A diligente equipe de Recuperação de Créditos do Teixeira Fortes demonstrou, no entanto, que:

(a) o imóvel era destinado a fins comerciais, inclusive mediante imagens do Google Street View e outras provas produzidas;

(b) a regra de impenhorabilidade do bem de família, ademais, não pode ser aproveitada por quem, espontaneamente, oferta o imóvel em garantia de dívida, conforme assunto já tratado em artigo da advogada Mayara Mendes de Carvalho, a respeito das operações de home equity.

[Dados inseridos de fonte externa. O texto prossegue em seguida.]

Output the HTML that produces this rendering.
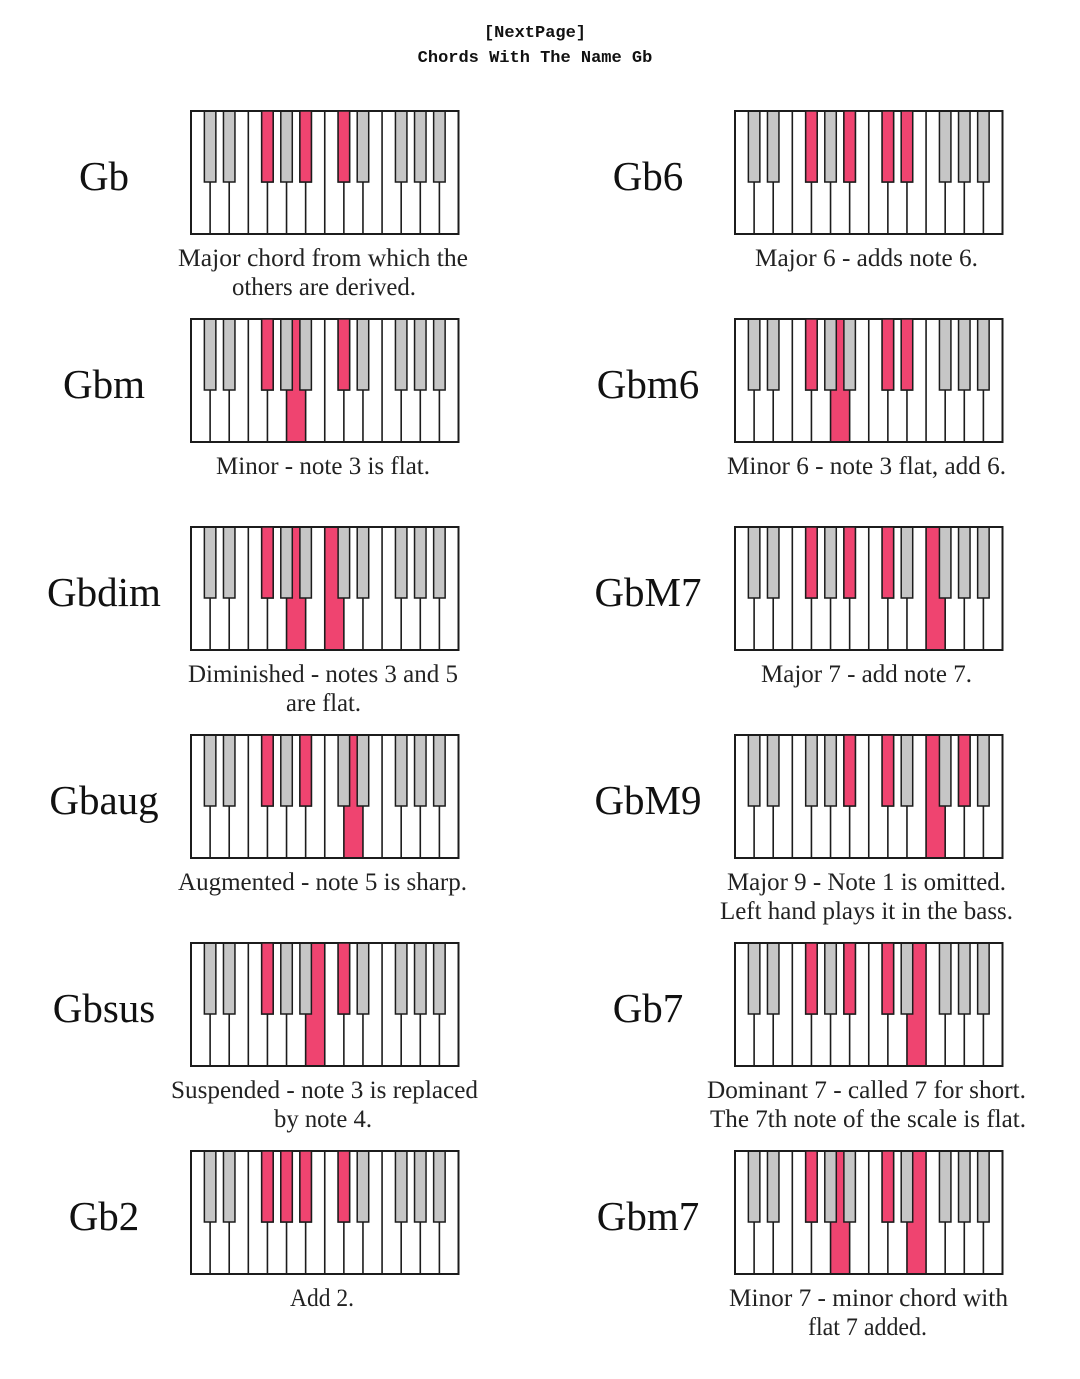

Assim decidiu a 14ª Câmara do E. Tribunal de Justiça de São Paulo, em feito relatado pelo eminente Desembargador Thiago de Siqueira:

“(…) Não caberia mais ao Agravante (“devedor”) alegar a impenhorabilidade desde imóvel, por cuidar-se de bem de família, por contrariar o princípio da boa-fé objetiva, que deve ser resguardado em todos os contratos, gerando obrigações entre as partes antes, durante e depois da contratação. Pode ser aplicado no caso, por analogia, a exceção prevista quanto ao imóvel dado em garantia hipotecária, nos termos do art. 3º da Lei nº 8.009/90, segundo qual: “A impenhorabilidade é oponível em qualquer processo de execução civil, fiscal, previdenciária, trabalhista ou de outra natureza, salvo se movido:(…) V – para execução de hipoteca sobre imóvel, oferecido como garantia real pelo casal ou pela entidade familiar”
Note-se, ademais, que o §3º do art. 835 do novo Código de Processo Civil, assim estabelece: Art. 835 – A penhora observará, preferencialmente, a seguinte ordem:(…) §3º Na execução de crédito com garantia real, a penhora recairá sobre a coisa dada em garantia, e, se a coisa pertencer a terceiro garantidor, este também será intimado da penhora.
Desse modo, não se há de admitir que o emitente fiduciante, que ofertou expressamente o imóvel em garantia da dívida, venha invocar este benefício legal em seu favor.”

Os credores precisam estar muito atentos às manobras dos devedores. No caso em questão, a ausência de registro da alienação fiduciária poderia ter desestimulado o credor, por acreditar que não teria o direito de prosseguir com a penhora sobre o bem. Igualmente, o desconhecimento a respeito das hipóteses de aplicação da proteção ao bem de família seria capaz de gerar a perda de ativos penhoráveis, mas a experiência e a combatividade da equipe de Recuperação de Créditos do Teixeira Fortes proporcionaram a manutenção da penhora e, consequentemente, o recebimento do crédito.

 

[1] Art. 27. Uma vez consolidada a propriedade em seu nome, o fiduciário, no prazo de trinta dias, contados da data do registro de que trata o § 7º do artigo anterior, promoverá público leilão para a alienação do imóvel.